◆ **AVAILABLE RECORDS**:
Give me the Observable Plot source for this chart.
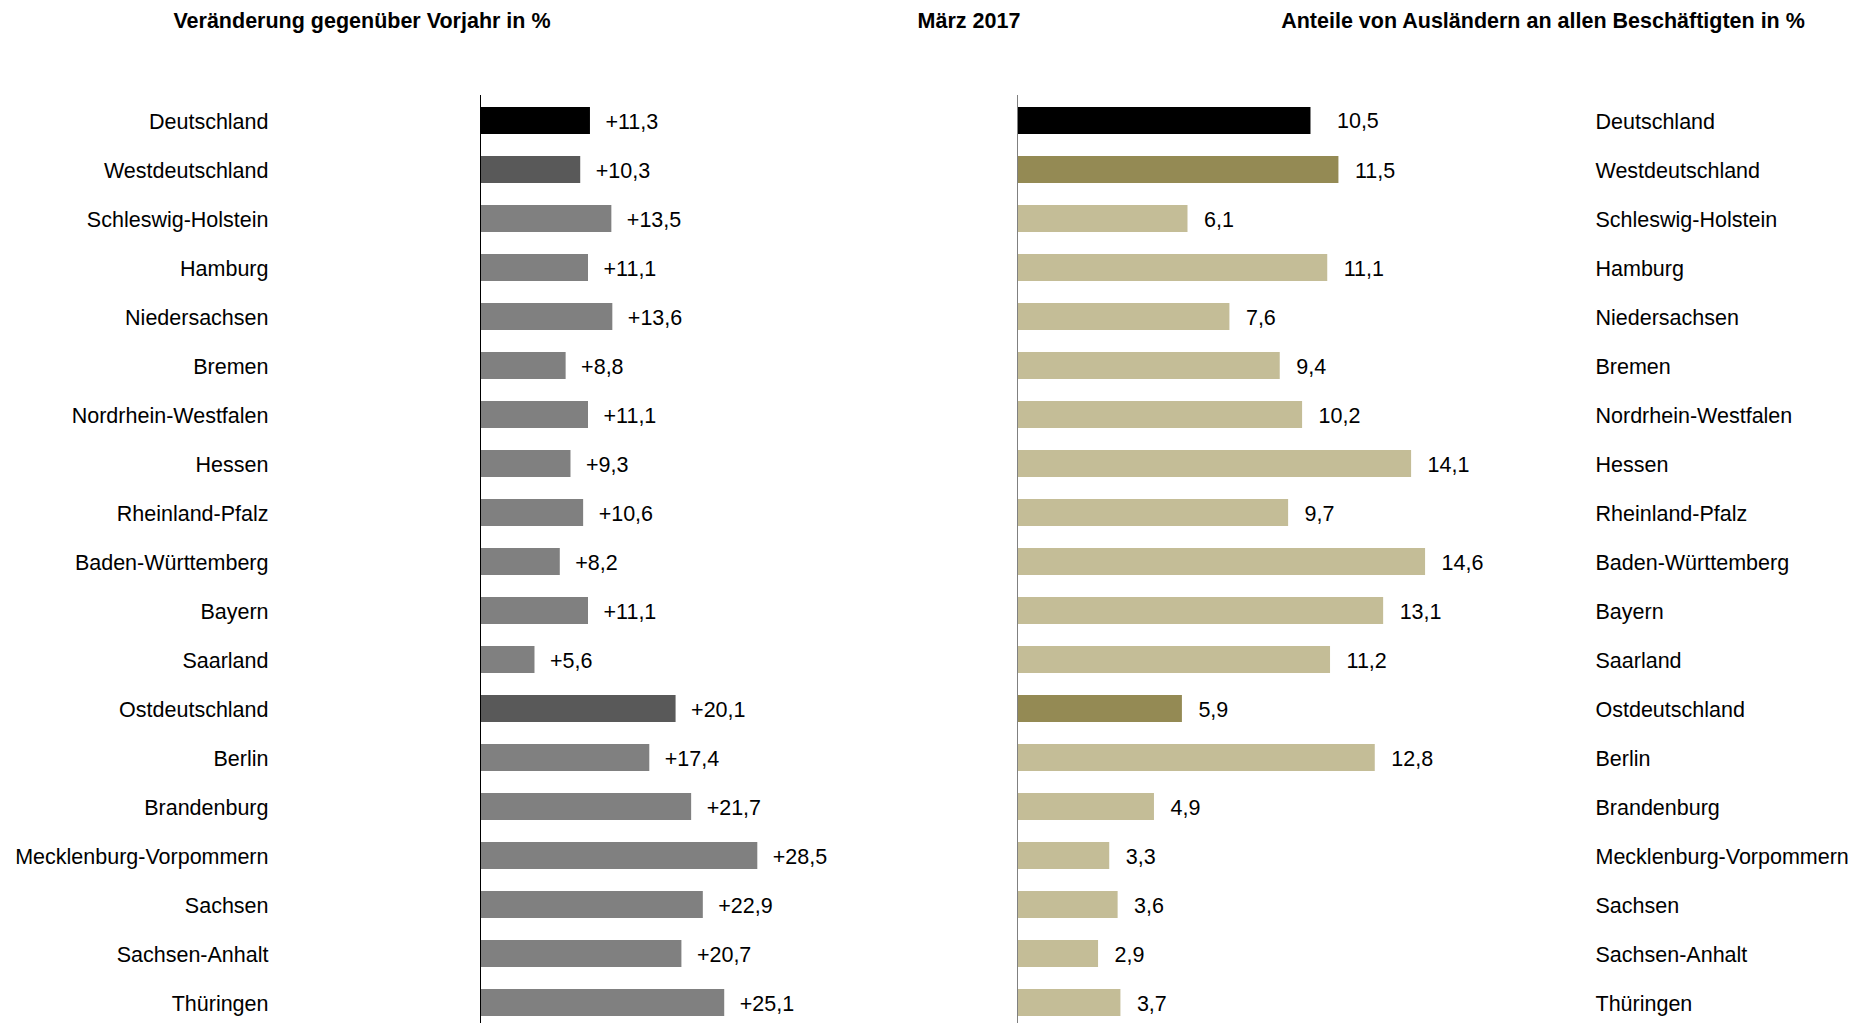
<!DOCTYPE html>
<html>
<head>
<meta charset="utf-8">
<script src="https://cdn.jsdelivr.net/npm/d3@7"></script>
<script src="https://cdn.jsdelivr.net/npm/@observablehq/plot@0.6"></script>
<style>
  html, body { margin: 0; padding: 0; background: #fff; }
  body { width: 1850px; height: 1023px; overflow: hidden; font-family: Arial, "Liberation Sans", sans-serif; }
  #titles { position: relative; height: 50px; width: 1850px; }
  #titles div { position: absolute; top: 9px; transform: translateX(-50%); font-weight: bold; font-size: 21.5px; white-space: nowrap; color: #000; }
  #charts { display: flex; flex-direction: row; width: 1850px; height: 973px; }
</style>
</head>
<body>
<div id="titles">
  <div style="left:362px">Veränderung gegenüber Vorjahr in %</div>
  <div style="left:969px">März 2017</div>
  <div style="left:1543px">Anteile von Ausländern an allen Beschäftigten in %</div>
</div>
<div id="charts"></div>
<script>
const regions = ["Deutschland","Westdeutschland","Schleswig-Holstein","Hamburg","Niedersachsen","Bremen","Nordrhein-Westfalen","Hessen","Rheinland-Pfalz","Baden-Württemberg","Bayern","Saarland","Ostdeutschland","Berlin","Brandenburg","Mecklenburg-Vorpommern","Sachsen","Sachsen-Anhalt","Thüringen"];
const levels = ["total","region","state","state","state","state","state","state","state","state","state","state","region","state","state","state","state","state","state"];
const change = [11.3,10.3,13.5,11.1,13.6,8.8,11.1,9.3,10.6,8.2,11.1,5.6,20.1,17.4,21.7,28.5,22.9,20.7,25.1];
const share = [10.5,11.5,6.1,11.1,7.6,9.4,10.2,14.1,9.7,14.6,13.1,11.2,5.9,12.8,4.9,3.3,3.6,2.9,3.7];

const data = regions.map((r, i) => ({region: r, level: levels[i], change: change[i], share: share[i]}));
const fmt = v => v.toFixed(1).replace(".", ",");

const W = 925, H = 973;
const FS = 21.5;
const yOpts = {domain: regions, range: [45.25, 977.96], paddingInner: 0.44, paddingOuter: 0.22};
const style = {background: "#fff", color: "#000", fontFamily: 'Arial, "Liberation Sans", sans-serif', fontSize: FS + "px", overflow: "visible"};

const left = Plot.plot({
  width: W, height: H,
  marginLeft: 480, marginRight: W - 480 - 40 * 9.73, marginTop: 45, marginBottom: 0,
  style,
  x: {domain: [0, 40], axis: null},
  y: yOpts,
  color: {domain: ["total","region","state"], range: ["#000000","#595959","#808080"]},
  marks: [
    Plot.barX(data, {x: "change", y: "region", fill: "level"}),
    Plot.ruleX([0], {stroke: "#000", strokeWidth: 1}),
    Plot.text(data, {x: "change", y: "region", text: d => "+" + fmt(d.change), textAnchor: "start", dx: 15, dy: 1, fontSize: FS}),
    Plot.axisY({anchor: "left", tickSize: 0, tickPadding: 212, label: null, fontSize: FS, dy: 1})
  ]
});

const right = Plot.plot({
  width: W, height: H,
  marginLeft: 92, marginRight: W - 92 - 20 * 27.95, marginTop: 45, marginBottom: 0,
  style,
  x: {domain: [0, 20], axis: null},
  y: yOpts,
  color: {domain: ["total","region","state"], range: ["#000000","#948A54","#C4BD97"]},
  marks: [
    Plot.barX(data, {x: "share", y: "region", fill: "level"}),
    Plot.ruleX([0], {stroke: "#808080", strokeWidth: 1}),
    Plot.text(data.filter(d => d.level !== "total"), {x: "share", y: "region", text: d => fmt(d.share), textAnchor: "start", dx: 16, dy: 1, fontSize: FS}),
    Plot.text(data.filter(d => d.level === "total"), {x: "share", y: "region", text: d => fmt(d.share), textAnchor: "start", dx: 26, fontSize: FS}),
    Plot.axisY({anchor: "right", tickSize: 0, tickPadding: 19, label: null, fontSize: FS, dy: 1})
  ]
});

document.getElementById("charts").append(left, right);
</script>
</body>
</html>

--

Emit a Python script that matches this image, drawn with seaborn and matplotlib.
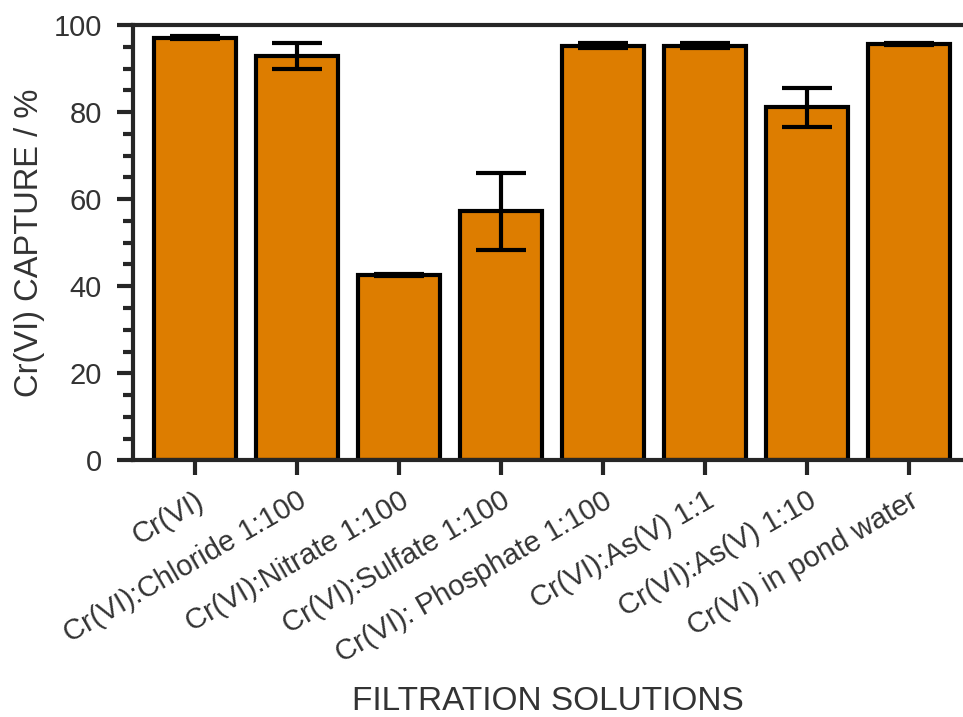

◆ **INSTRUCTIONS FOR THE TASK**: Your task is to gather every line with the word "this" and copy it.

◆ **WRITTEN REPLY**:
Give me the Observable Plot source for this chart.
Emit a Python script that matches this image, drawn with seaborn and matplotlib.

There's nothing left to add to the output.